First, it's true that some are just not repairable, but most have 'some' 
life left in them, and though perhaps tuning below pitch is the only way to 
keep them stable, it is worth the attempt to the owner.
After all it seems to me, that the service we bring to a family should be 
just that . . service . . and if their piano is playable when we're done, 
then we've accomplished our 'mission.  Not all pianos  are Concert hall 
quality.

I have a 1903 transposing Heintzman, that eventually will get overhauled, 
in my living room. Such tone . . or maybe I should trade it in for a 
Whitney???

Jim Kinnear

Here's another example of cabinetry that you don't see coming out of China 
these days . . . .

  ----- Original Message ----- 
  From: Chuck Behm
  To: pianotech at ptg.org
  Sent: Saturday, April 11, 2009 9:26 AM
  Subject: [pianotech] Pianos from the past


            My dad died of Alzheimer’s at the age of 95. The last several 
years of his life were spent in a nursing home in Mason City, Iowa.

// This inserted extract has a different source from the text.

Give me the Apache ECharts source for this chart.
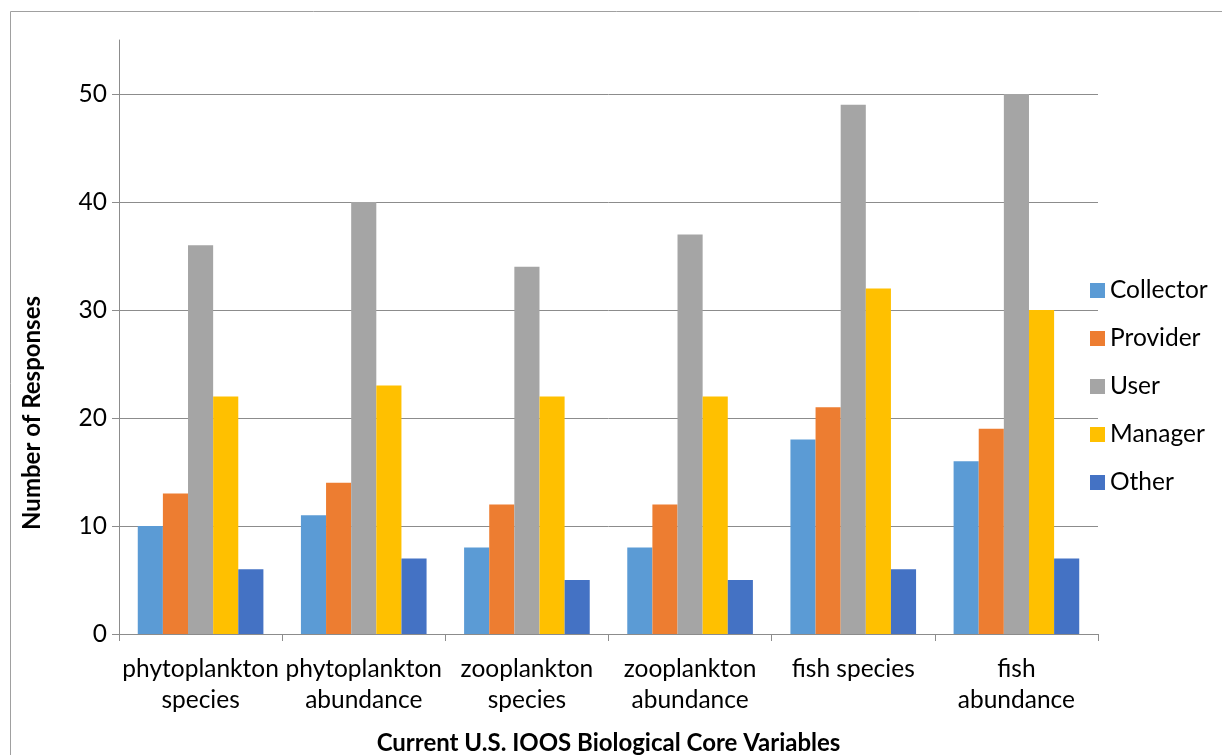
<!DOCTYPE html>
<html><head><meta charset="utf-8">
<script src="https://cdn.jsdelivr.net/npm/echarts@6/dist/echarts.min.js"></script>
<style>html,body{margin:0;padding:0;background:#fff;overflow:hidden}#c{width:1222px;height:755px}</style>
</head><body><div id="c"></div>
<script>
const categories = ['phytoplankton\nspecies','phytoplankton\nabundance','zooplankton\nspecies','zooplankton\nabundance','fish species','fish\nabundance'];
const collector = [10, 11, 8, 8, 18, 16];
const provider  = [13, 14, 12, 12, 21, 19];
const user      = [36, 40, 34, 37, 49, 50];
const manager   = [22, 23, 22, 22, 32, 30];
const other     = [6, 7, 5, 5, 6, 7];
const seriesNames = ['Collector','Provider','User','Manager','Other'];
const colors = ['#5B9BD5','#ED7D31','#A5A5A5','#FFC000','#4472C4'];
const values = [collector, provider, user, manager, other];
const FONT = 'Lato';
const chart = echarts.init(document.getElementById('c'));
chart.setOption({
  animation: false,
  textStyle: {fontFamily: FONT},
  grid: {left: 119, top: 40, width: 979, height: 594, outerBoundsMode: 'none', containLabel: false},
  legend: {
    orient: 'vertical', left: 1090, top: 278, itemGap: 23, padding: 0,
    itemWidth: 15, itemHeight: 15, icon: 'rect', itemStyle: {borderWidth: 0},
    textStyle: {fontSize: 24.5, color: '#000', fontFamily: FONT},
    data: seriesNames
  },
  xAxis: {
    type: 'category', data: categories,
    name: 'Current U.S. IOOS Biological Core Variables',
    nameLocation: 'middle', nameGap: 97,
    nameTextStyle: {fontSize: 24, fontWeight: 'bold', color: '#000', fontFamily: FONT},
    axisLine: {lineStyle: {color: '#8c8c8c', width: 1}},
    axisTick: {show: true, length: 7, lineStyle: {color: '#8c8c8c'}},
    axisLabel: {interval: 0, fontSize: 24.5, color: '#000', lineHeight: 31, margin: 20, fontFamily: FONT}
  },
  yAxis: {
    type: 'value', min: 0, max: 55, interval: 10,
    axisLine: {show: true, lineStyle: {color: '#8c8c8c'}},
    axisTick: {show: true, length: 7, lineStyle: {color: '#8c8c8c'}},
    axisLabel: {fontSize: 24.5, color: '#000', margin: 12, showMaxLabel: false, fontFamily: FONT},
    splitLine: {show: true, showMaxLine: false, lineStyle: {color: '#8c8c8c', width: 1}}
  },
  graphic: [
    {type: 'rect', shape: {x: 10.5, y: 11.5, width: 1300, height: 900}, style: {fill: 'none', stroke: '#a0a0a0', lineWidth: 1}, silent: true, z: -1},
    {type: 'text', left: 20, top: 296, rotation: Math.PI/2, style: {text: 'Number of Responses', font: 'bold 24px ' + FONT, fill: '#000'}}
  ],
  series: seriesNames.map((n, i) => ({
    name: n, type: 'bar', data: values[i],
    barGap: '0%', barCategoryGap: '23%',
    itemStyle: {color: colors[i]}
  }))
});
</script></body></html>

He 
spent most of his time in a silent world of contemplative reverie. Few 
things could penetrate the fog that enveloped him.


              I found two things that worked. One was to start reading from 
the Journal aloud to him. He had 20 years worth in binders on his shelves. 
I would pick an issue at random, open it up and begin reading.

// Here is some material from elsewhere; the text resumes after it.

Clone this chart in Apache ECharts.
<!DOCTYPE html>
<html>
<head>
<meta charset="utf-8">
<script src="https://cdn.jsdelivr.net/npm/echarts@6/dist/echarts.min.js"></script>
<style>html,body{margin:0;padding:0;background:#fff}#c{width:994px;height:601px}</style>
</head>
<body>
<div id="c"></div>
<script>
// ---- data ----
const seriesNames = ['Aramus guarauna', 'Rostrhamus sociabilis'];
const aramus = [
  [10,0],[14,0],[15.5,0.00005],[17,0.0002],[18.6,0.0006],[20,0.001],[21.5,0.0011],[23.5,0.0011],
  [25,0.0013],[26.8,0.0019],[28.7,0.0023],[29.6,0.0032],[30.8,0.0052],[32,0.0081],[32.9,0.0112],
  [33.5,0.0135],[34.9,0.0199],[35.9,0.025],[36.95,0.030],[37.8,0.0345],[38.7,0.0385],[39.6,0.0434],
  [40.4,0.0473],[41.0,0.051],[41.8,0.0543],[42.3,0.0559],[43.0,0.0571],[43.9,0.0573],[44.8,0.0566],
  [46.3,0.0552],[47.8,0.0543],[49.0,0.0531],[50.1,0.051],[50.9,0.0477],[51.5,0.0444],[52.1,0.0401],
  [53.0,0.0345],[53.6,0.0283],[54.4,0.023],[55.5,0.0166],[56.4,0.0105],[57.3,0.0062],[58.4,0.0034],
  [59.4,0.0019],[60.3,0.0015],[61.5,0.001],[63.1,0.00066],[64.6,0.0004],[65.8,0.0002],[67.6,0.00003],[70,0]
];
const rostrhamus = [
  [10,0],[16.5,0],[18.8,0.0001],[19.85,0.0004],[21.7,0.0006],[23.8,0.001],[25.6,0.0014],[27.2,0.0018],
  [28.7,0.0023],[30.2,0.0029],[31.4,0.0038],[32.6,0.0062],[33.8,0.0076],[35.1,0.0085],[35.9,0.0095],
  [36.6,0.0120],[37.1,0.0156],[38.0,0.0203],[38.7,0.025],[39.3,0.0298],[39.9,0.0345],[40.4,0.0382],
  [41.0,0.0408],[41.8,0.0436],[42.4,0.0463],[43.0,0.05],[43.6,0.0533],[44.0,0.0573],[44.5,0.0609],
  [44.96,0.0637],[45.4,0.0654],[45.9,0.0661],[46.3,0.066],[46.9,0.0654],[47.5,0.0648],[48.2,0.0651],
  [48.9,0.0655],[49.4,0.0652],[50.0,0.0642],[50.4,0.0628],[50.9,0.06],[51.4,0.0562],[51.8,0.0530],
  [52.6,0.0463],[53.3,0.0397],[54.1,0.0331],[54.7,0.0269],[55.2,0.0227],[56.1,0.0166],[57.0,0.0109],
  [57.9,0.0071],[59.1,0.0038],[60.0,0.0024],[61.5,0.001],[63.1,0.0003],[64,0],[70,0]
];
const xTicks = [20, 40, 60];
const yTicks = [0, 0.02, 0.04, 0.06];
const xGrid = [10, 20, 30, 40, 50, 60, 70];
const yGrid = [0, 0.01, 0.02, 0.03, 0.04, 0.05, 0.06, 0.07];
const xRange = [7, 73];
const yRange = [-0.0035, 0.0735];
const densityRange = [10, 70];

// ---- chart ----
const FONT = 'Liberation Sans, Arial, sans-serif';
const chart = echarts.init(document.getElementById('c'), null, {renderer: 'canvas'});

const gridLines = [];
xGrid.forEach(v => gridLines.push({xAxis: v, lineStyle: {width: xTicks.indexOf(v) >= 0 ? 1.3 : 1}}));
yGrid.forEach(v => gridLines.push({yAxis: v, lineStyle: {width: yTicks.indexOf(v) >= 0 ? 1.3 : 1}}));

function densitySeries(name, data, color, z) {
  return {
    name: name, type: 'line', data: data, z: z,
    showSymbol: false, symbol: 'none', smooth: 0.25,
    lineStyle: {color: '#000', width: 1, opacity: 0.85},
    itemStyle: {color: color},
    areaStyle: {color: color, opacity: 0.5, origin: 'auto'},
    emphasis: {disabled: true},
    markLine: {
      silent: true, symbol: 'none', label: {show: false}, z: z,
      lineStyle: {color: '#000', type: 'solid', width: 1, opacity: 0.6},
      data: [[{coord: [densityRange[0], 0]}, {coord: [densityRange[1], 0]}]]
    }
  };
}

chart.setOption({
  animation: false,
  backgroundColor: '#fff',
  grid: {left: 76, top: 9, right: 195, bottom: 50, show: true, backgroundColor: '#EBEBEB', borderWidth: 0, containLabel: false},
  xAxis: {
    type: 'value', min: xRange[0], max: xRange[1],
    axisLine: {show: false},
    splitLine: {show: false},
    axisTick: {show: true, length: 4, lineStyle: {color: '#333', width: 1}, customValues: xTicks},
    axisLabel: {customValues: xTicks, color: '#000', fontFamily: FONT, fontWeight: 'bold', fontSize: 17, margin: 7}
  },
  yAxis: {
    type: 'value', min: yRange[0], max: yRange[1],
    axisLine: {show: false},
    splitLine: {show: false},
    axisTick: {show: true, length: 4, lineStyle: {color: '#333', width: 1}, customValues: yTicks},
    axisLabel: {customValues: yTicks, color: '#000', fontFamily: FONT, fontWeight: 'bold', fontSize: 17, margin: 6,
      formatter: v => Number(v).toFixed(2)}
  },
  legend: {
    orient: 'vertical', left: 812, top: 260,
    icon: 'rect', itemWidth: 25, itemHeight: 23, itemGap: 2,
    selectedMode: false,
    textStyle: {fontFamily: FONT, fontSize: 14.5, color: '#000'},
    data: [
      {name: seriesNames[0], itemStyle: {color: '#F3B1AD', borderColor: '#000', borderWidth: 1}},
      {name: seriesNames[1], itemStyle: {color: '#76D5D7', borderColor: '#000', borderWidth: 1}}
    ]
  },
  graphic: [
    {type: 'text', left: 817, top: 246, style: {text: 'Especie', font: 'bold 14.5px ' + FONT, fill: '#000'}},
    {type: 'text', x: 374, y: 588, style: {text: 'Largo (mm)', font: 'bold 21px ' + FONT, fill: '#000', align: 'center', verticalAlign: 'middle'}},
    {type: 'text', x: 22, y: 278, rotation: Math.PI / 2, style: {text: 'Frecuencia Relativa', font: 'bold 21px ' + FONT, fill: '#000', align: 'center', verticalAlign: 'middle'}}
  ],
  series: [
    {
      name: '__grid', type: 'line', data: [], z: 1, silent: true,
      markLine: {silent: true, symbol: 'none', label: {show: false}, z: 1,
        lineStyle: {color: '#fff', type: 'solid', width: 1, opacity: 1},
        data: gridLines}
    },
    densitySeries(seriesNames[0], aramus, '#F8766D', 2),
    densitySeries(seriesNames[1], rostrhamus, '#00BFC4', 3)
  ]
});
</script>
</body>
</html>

              Slowly, dad’s eyes would seem to focus a bit. He would begin 
to nod slowly, as if to himself. I would finish  the article and wait. 
“Krefting,” he would say softly. “Jack Krefting.”

              I would flip to another issue and read something else. “Susan 
Graham,” he would say, smiling slightly.

              Another article. “Lyon’s Roar,” he would say.

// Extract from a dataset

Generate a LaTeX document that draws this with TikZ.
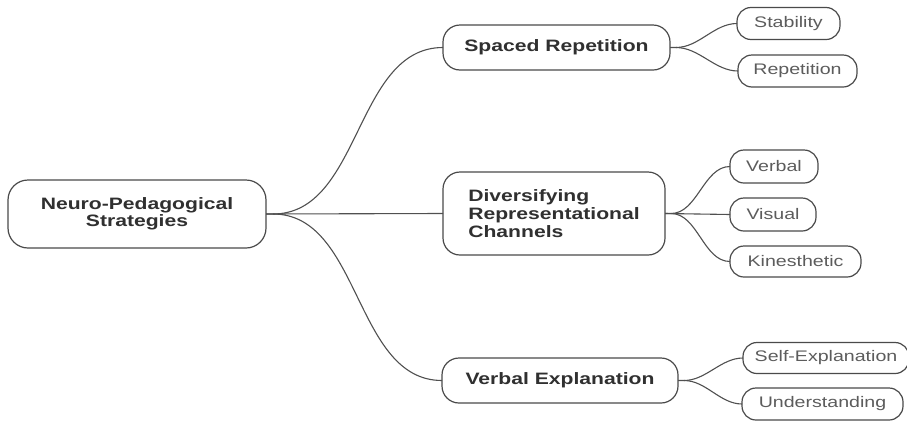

              He was right more often than not. For some reason, these 
articles were there in his mind where he could grasp them. It was as if for 
the moment the fog would lift a bit, and for a short time he was on a 
firmer ground.

  The other trick concerned pianos from his past. Dad was born in ’06, and 
when he graduated high school went to Chicago to live for several years. 
There he worked in a paint store matching paint samples by day, and played 
piano in various dance halls at night. He remembered, to his dying day, a 
number of the pianos that he played on.

  After warming up with the Journal, I would stop and ask him, “Remember 
that Haddorff, dad?

  He would be silent for a moment, and then would smile. “Yeah, yeah. At 
the Paradise. Big sound!” he would say.  “Filled the hall. Great piano!”

  Again a long lapse of silence as he thought back. “How about that J. 
Bauer, dad, do you remember that one?”

  “Sure,” he’d say, without hesitation. “Don’t remember the place that was 
at. Built right in Chicago, though. Had a sostenuto pedal. Great 
instrument. Wish I had that piano here now.”

  So did I. The home had a Wurlitzer console in the activity room. Dad 
never played it.

  That was usually as far as I could take dad towards a lucid conversation. 
When I would try to steer things in any other direction he would again 
become quiet, lost in a place that was beyond finding.

  Perhaps this explains somewhat my prejudice towards pianos from that 
bygone era. I realize that many of them have problems that sometimes are 
beyond fixing. They’ve weathered many decades of wear and tear, and have 
not gone unscathed. But I have a deep appreciation for the integrity of 
their construction.

  Pianos built during my youth (born in 1950) somehow just aren’t the same. 
Imagine in a few short years, when I’m sitting in a nursing home, one of my 
grown children saying to me something like, “Remember that Story and Clark, 
dad?”

  My eyes would clear for a moment, and I would say, “Yeah, yeah. The one 
with the fable Storytone soundboard! That was a piano!”

  Or, more likely perhaps, “That was a piano?”